Type and nature of middlemen


There are three types of middlemen that facilitate the flow of goods and services from the manufacturer to the customer.

Merchant Middlemen

These are the intermediaries who take title to the goods and services and resell them. We know them as dealers, wholesalers and retailers. These middlemen get margins and bonuses as compensation. They share the risk with the manufacturers when they take title and physical possession of the goods.


These are those intermediaries who do not take title to the goods and services but help in identifying potential customers and even help in negotiations. The typical example is that of C&F agents, brokers, jobbers, etc. who act on behalf of the producer only to the limited extent of prospecting, warehousing and redistributing the products. They do not share risk with the manufacturers as they do not take the title to goods and services.
Agents earn a commission and are reimbursed for all expenses by the manufacturer.


These are independent business units that facilitate the flow of goods and services from the producer to the customer without taking a title to them or negotiating for them on behalf of the producer. Transport companies, banks and independent warehouses are an example of these institutions. These institutions are paid for their service charges. For example, a transporter get paid in the form of freight charges, while a banker gets paid service charges in the form of bank commission and warehouses and cold storages earn rent.

Number of Channel levels

One of the important decisions that the firms have to often take is the number of channel levels appropriate to serve a given market. The channels level represents channel members who have a specific role to play. From as low as zero, i.e. directly from manufacturer to the customer, one can have as high as 4 to 5 levels involved in distribution.

Typically, zero level exits in most industrial product marketing, particularly in capital equipment or project marketing.

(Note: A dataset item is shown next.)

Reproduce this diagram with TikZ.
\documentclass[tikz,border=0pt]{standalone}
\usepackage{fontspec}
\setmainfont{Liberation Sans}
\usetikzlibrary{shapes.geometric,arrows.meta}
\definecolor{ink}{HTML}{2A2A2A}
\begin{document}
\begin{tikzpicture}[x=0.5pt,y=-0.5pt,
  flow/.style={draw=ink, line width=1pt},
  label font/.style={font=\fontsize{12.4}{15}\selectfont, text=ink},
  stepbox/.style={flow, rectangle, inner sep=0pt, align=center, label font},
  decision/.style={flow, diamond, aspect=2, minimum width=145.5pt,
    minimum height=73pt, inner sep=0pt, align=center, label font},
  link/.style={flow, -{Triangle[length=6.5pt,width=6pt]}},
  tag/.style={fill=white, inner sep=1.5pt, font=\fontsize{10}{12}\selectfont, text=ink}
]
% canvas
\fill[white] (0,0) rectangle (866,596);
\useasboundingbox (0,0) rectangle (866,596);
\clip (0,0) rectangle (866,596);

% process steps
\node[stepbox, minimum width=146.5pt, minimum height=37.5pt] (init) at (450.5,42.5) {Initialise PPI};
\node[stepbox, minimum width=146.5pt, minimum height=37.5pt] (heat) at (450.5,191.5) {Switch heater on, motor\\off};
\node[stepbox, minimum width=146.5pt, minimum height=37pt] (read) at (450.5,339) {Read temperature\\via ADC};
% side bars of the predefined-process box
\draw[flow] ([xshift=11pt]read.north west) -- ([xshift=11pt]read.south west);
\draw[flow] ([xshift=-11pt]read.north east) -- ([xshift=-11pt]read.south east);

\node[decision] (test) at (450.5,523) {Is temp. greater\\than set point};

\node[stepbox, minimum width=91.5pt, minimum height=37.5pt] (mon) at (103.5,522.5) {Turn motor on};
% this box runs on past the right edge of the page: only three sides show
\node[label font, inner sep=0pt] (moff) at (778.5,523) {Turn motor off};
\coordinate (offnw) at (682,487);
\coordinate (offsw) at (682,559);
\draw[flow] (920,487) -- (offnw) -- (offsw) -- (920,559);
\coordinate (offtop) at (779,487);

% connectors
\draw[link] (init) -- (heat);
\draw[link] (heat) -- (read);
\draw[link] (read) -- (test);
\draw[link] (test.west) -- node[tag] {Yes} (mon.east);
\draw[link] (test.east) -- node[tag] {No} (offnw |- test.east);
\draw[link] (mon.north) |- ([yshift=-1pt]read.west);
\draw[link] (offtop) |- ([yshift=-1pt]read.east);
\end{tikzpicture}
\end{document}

This type of distribution works well in product markets characterized by few and large customers concentrated in a specific geographical area. These customers want prompt after sales services and they are considered to have high service expectations. In such cases most products require service support and the point of differentiation between competing firms is the service quality. Furthermore, these customers buy in large lots or in other words their average order size in value terms is high and hence these purchase decisions have high perceived risk. To reduce any post purchase dissonance in the customers mind, the firm uses direct marketing or zero level of distribution.

When the number of customers is high and they are concentrated in specific geographical areas without any uniform pattern in their order lot size, i.e. some buy in smaller volumes and others in bulk, the firm adopts a one channel level of distribution. Here the firms sells its goods to a wholesaler or large dealer or transfers them to an agent. This channel member then distributes the product in his area. An example of this pattern of distribution is industrial chemicals. It’s economical for the company and the buyer to deal through the middlemen. The customer’s prime requirement in such cases is the ready availability of the product in the desired lot size.

To reach to the customers all over the country, the firm increases length of the channel i.e. through four levels of distribution i.e. from firm, to wholesaler, to retailer, and finally to the customers. In most consumer goods, their availability often becomes the reason to buy.

In the Rural Markets there is a increase in income levels and demand for branded and packaged goods. The customers’ awareness level is on the increase following the spread of television. Therefore the firms have to ensure that their products are readily available even in the remotest corner of the markets. For this purpose the company has to take care of sufficient retailing outlets and distributors. This will eliminate speculation by the distributors (if very few) hoarding and selling the goods in demand at higher prices. This will also preclude the increase in the market share of competitors. Thus adequate distribution system will sort out all the availability and market share problems.

Increasing the length of the distribution often distances the customer from the manufacturer. This can affect the quality of feedback To overcome this problem of feedback, most firms now insist on their channel members to give information on customer preferences and expectations. Some of them even directly contact opinion leaders among customers to get a direct feedback. In the automobile component industry, a mechanic meet is a common promotional tool used by many firms. These firms also use these meets to understand how their products are working vis-à-vis competition and gauge the expectations of these mechanics. These meets are also used to generate new product ideas. In consumer product companies, this problem is sought to be overcome through periodic market researchers, consumer panels and the likes.